On Wed, 2013-04-17 at 19:10 +0300, Eli Zaretskii wrote:
> That could be a misunderstanding on my part: I didn't realize that by
> "handle" you mean a FILE object.  I thought you meant Windows specific
> HANDLE objects (which underly every open file).

I'm not very familiar with Windows terminology.  Is a HANDLE equivalent
to a UNIX file descriptor?  Or is it a third thing, different from UNIX
fd's or C standard FILE*'s?

> Anyway, I'm not sure why the current code calls tmpfile, which
> produces a FILE object, but then only uses its file descriptor and
> read/write functions.  Why not keep the FILE object in the child
> struct, and use fread/fwrite instead?

I believe the thinking is that some implementations may have a much
smaller number of open streams (FILE*) allowed, than open file
descriptors.  The POSIX standard, for example, allows this:

> Some implementations may limit {STREAM_MAX} to 20 but allow {OPEN_MAX}
> to be considerably larger.

Also, a stream is much more resource-heavy than a file descriptor, as it
implies buffering etc. in addition to the open file.  We wouldn't use
the buffering, but it's still there.  We might need two different temp
files per running job, and for high values of -j (people are doing -j
builds on very large systems these days) that may be significant.

However, I don't know if it's worth it in reality systems.
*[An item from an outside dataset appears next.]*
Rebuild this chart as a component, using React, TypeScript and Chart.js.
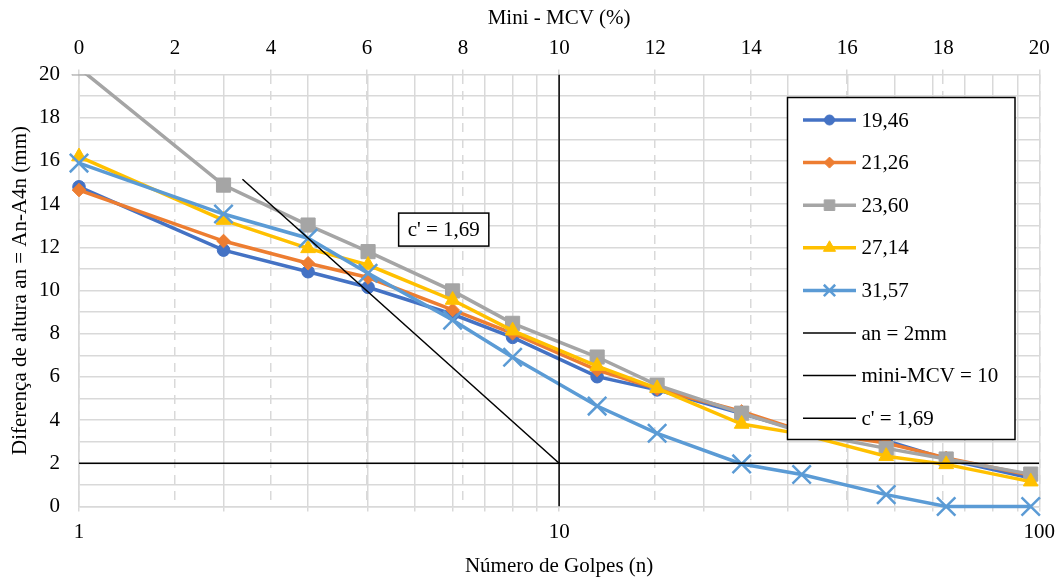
import React, { useEffect, useRef } from 'react';
import { Chart, registerables } from 'chart.js';
import { drawPoint } from 'chart.js/helpers';

Chart.register(...registerables);

// ---------- data ----------
const golpes = [1, 2, 3, 4, 6, 8, 12, 16, 24, 32, 48, 64, 96];
const serie1946 = [14.8, 11.87, 10.87, 10.15, 8.9, 7.83, 6.01, 5.4, 4.3, 3.5, 3.05, 2.2, 1.32];
const serie2126 = [14.65, 12.29, 11.26, 10.6, 9.1, 8.02, 6.32, 5.45, 4.4, 3.5, 2.94, 2.25, 1.45];
const serie2360 = [20.3, 14.88, 13.03, 11.8, 9.98, 8.48, 6.92, 5.62, 4.32, 3.45, 2.69, 2.2, 1.5];
const serie2714 = [16.2, 13.26, 11.95, 11.18, 9.56, 8.14, 6.5, 5.47, 3.82, 3.35, 2.33, 1.95, 1.15];
const serie3157 = [15.9, 13.54, 12.42, 10.8, 8.63, 6.91, 4.65, 3.39, 1.97, 1.48, 0.55, 0, 0];
const seriesNames = ['19,46', '21,26', '23,60', '27,14', '31,57'];

const anLimitN = [1, 100];
const anLimitA = [2, 2];
const mcvLimitN = [10, 10];
const mcvLimitA = [0, 20];
const cLineN = [2.19, 10];
const cLineA = [15.15, 2];
const refNames = ['an = 2mm', 'mini-MCV = 10', "c' = 1,69"];

const logGridTicks = [1, 2, 3, 4, 5, 6, 7, 8, 9, 10, 20, 30, 40, 50, 60, 70, 80, 90, 100];
const logLabelTicks = [1, 10, 100];
const annotationText = "c' = 1,69";
const annotationN = 5.75;
const annotationA = 12.82;

const FONT = "'Liberation Serif', 'Times New Roman', Times, serif";
const GRID = '#d9d9d9';

const pts = (xs: number[], ys: number[]) => xs.map((x, i) => ({ x, y: ys[i] }));

const legendPlugin = {
  id: 'boxLegend',
  afterDraw(chart: any) {
    const ctx = chart.ctx;
    const bx = 787.5, by = 97.5, bw = 227.5, bh = 342;
    ctx.save();
    ctx.fillStyle = '#ffffff';
    ctx.fillRect(bx, by, bw, bh);
    ctx.strokeStyle = '#000000';
    ctx.lineWidth = 1.5;
    ctx.strokeRect(bx, by, bw, bh);
    const rowY0 = by + 22.5;
    const step = 42.6;
    chart.data.datasets.forEach((ds: any, i: number) => {
      const y = rowY0 + i * step;
      ctx.strokeStyle = ds.borderColor;
      ctx.lineWidth = ds.borderWidth;
      ctx.setLineDash([]);
      ctx.beginPath();
      ctx.moveTo(bx + 15.5, y);
      ctx.lineTo(bx + 68.5, y);
      ctx.stroke();
      if (ds.legendRadius) {
        ctx.fillStyle = ds.pointBackgroundColor;
        ctx.strokeStyle = ds.pointBorderColor;
        ctx.lineWidth = ds.pointBorderWidth;
        drawPoint(ctx, { pointStyle: ds.pointStyle, rotation: 0, radius: ds.legendRadius, borderWidth: ds.pointBorderWidth }, bx + 42, y);
      }
      ctx.fillStyle = '#000000';
      ctx.font = `21px ${FONT}`;
      ctx.textAlign = 'left';
      ctx.textBaseline = 'middle';
      ctx.fillText(ds.label, bx + 74, y + 1);
    });
    ctx.restore();
  },
};

const annotationPlugin = {
  id: 'cAnnotation',
  afterDatasetsDraw(chart: any) {
    const ctx = chart.ctx;
    const cx = chart.scales.x.getPixelForValue(annotationN);
    const cy = chart.scales.y.getPixelForValue(annotationA);
    ctx.save();
    ctx.font = `21px ${FONT}`;
    const w = ctx.measureText(annotationText).width + 18;
    const h = 33;
    ctx.fillStyle = '#ffffff';
    ctx.fillRect(cx - w / 2, cy - h / 2, w, h);
    ctx.strokeStyle = '#000000';
    ctx.lineWidth = 1.5;
    ctx.strokeRect(cx - w / 2, cy - h / 2, w, h);
    ctx.fillStyle = '#000000';
    ctx.textAlign = 'center';
    ctx.textBaseline = 'middle';
    ctx.fillText(annotationText, cx, cy + 1);
    ctx.restore();
  },
};

function seriesDataset(label: string, ys: number[], color: string, style: string, radius: number, legendRadius: number, order: number, bw = 1) {
  return {
    label,
    data: pts(golpes, ys),
    borderColor: color,
    backgroundColor: color,
    pointBackgroundColor: color,
    pointBorderColor: color,
    pointBorderWidth: bw,
    pointStyle: style,
    pointRadius: radius,
    borderWidth: 3.5,
    tension: 0,
    order,
    legendRadius,
    clip: { left: 16, right: 16, top: 0, bottom: 16 },
  };
}

function refDataset(label: string, xs: number[], ys: number[]) {
  return {
    label,
    data: pts(xs, ys),
    borderColor: '#000000',
    backgroundColor: '#000000',
    borderWidth: 1.5,
    pointRadius: 0,
    tension: 0,
    order: 0,
    legendRadius: 0,
  };
}

export default function App() {
  const ref = useRef<HTMLCanvasElement | null>(null);
  useEffect(() => {
    if (!ref.current) return;
    const chart = new Chart(ref.current, {
      type: 'line',
      data: {
        datasets: [
          seriesDataset(seriesNames[0], serie1946, '#4472C4', 'circle', 6.3, 5, 5),
          seriesDataset(seriesNames[1], serie2126, '#ED7D31', 'rectRot', 6.8, 5.5, 4),
          seriesDataset(seriesNames[2], serie2360, '#A5A5A5', 'rect', 10, 7.5, 3),
          seriesDataset(seriesNames[3], serie2714, '#FFC000', 'triangle', 8.5, 7, 2),
          seriesDataset(seriesNames[4], serie3157, '#5B9BD5', 'crossRot', 13, 8, 1, 2.5),
          refDataset(refNames[0], anLimitN, anLimitA),
          refDataset(refNames[1], mcvLimitN, mcvLimitA),
          refDataset(refNames[2], cLineN, cLineA),
        ] as any,
      },
      options: {
        animation: false,
        responsive: true,
        maintainAspectRatio: false,
        layout: { padding: { left: 0, right: 23, top: 0, bottom: 0 } },
        plugins: { legend: { display: false }, tooltip: { enabled: false } },
        scales: {
          x: {
            type: 'logarithmic',
            position: 'bottom',
            min: 1,
            max: 100,
            afterBuildTicks: (s: any) => { s.ticks = logGridTicks.map((v) => ({ value: v })); },
            afterFit: (s: any) => { s.height = 74.5; },
            grid: { color: GRID, lineWidth: 1.5, drawTicks: true, tickLength: 5 },
            border: { display: true, color: GRID, width: 1.5 },
            ticks: {
              autoSkip: false,
              maxRotation: 0,
              padding: 8,
              color: '#000',
              font: { family: FONT, size: 21 },
              callback: (v: any) => (logLabelTicks.includes(Number(v)) ? String(v) : ''),
            },
            title: { display: true, text: 'Número de Golpes (n)', color: '#000', font: { family: FONT, size: 21 }, padding: { top: 0, bottom: 2.4 } },
          },
          x2: {
            type: 'linear',
            position: 'top',
            min: 0,
            max: 20,
            afterFit: (s: any) => { s.height = 74.5; },
            grid: { color: GRID, lineWidth: 1.5, drawTicks: true, tickLength: 5 },
            border: { display: false, dash: [9, 7] },
            ticks: { stepSize: 2, padding: 8, color: '#000', font: { family: FONT, size: 21 } },
            title: { display: true, text: 'Mini - MCV (%)', color: '#000', font: { family: FONT, size: 21 }, padding: { top: 6, bottom: 0 } },
          },
          y: {
            type: 'linear',
            position: 'left',
            min: 0,
            max: 20,
            afterFit: (s: any) => { s.width = 79; },
            grid: { color: GRID, lineWidth: 1.5, drawTicks: false },
            border: { display: true, color: GRID, width: 1.5 },
            ticks: {
              stepSize: 1,
              autoSkip: false,
              padding: 19,
              color: '#000',
              font: { family: FONT, size: 21 },
              callback: (v: any) => (Number(v) % 2 === 0 ? String(v) : ''),
            },
            title: { display: true, text: 'Diferença de altura an = An-A4n (mm)', color: '#000', font: { family: FONT, size: 21 }, padding: { top: 7.4, bottom: 0 } },
          },
        },
      } as any,
      plugins: [annotationPlugin, legendPlugin],
    });
    return () => chart.destroy();
  }, []);

  return (
    <div style={{ position: 'fixed', left: 0, top: 0, width: 1063, height: 581, background: '#fff' }}>
      <canvas ref={ref} />
    </div>
  );
}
> As a nice benefit, you get to avoid leaking the resources due to the
> fact that no one calls fclose on those FILE objects, or so it seems.

They are closed in open_tmpfd(), that's why we dup() the file descriptor
first (so when we close the FILE* we don't lose the underlying file).

But you're right, for Windows this may not make sense and we should
simiply use the FILE*: this is what I was referring to by some kind of
portability layer.

> > Sure... but I don't see the problem.
> 
> Maybe there's no problem, I don't know.

OK.  I think it will behave just as I want, but I'm the one who
suggested this behavior so I'm probably biased.  Let me know of you
think of something that doesn't work about it.